How to prove that the second optimization problem is the dual problem of the first problem. I tried to prove that using Lagrangian dual function.
First optimization problem:
$$\begin{array}{ll} \text{minimize} & x^TQx\\ \text{subject to} & \\ \qquad e^Tx = 1\\ \qquad \mu^Tx \ge R\\ \qquad x \ge 0\\ \qquad e = [1,1,...,1]^T \end{array}$$
Second optimiztaion problem:
$$\begin{array}{ll} \text{maximize} & \mu^Tx\\ \text{subject to} & \\ \qquad e^Tx = 1\\ \qquad x^TQx \le \sigma\\ \qquad x \ge 0\\ \qquad e = [1,1,...,1]^T \end{array}$$
where Q is an n by n positive definite matrix. $x \in R^n,\ \mu \in R^n$ . $\ x$ and $\mu$ are n dimensional column vectors.

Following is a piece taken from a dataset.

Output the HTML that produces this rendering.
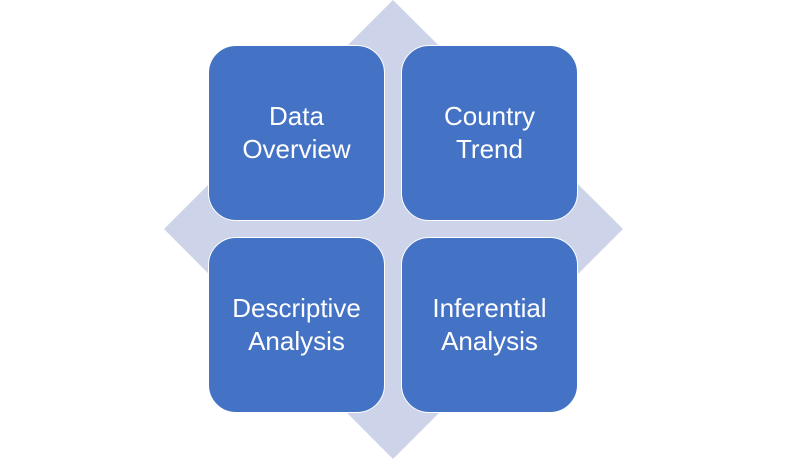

I tried to solve this by using Lagrangian dual function:
$$ L(x,\lambda,\alpha,\beta) = x^TQx+\lambda(R-\mu^Tx)-\alpha^Tx+\beta(e^Tx-1)=x^TQx+(\beta e - \alpha - \lambda \mu)^T x + \lambda R - \beta\\ \frac{\partial{L(x,\lambda,\alpha,\beta)}}{\partial{x}}=2Qx+\beta e-\alpha-\lambda \mu = 0\\ x = \frac{1}{2}Q^{-1}(\alpha+\lambda \mu-\beta e) $$
Suppose t = -x, substitute t for x and take maximize, then we have the dual problem:
$$ \max_{\lambda \ge 0,\alpha \ge 0,\beta } -t^TQt+\lambda R - \beta\\ s.t. \quad t = \frac{1}{2}Q^{-1}(\beta e - \alpha - \lambda \mu) $$ Then I don't know how to continue to tranform this problem into the form of the second optimization problem.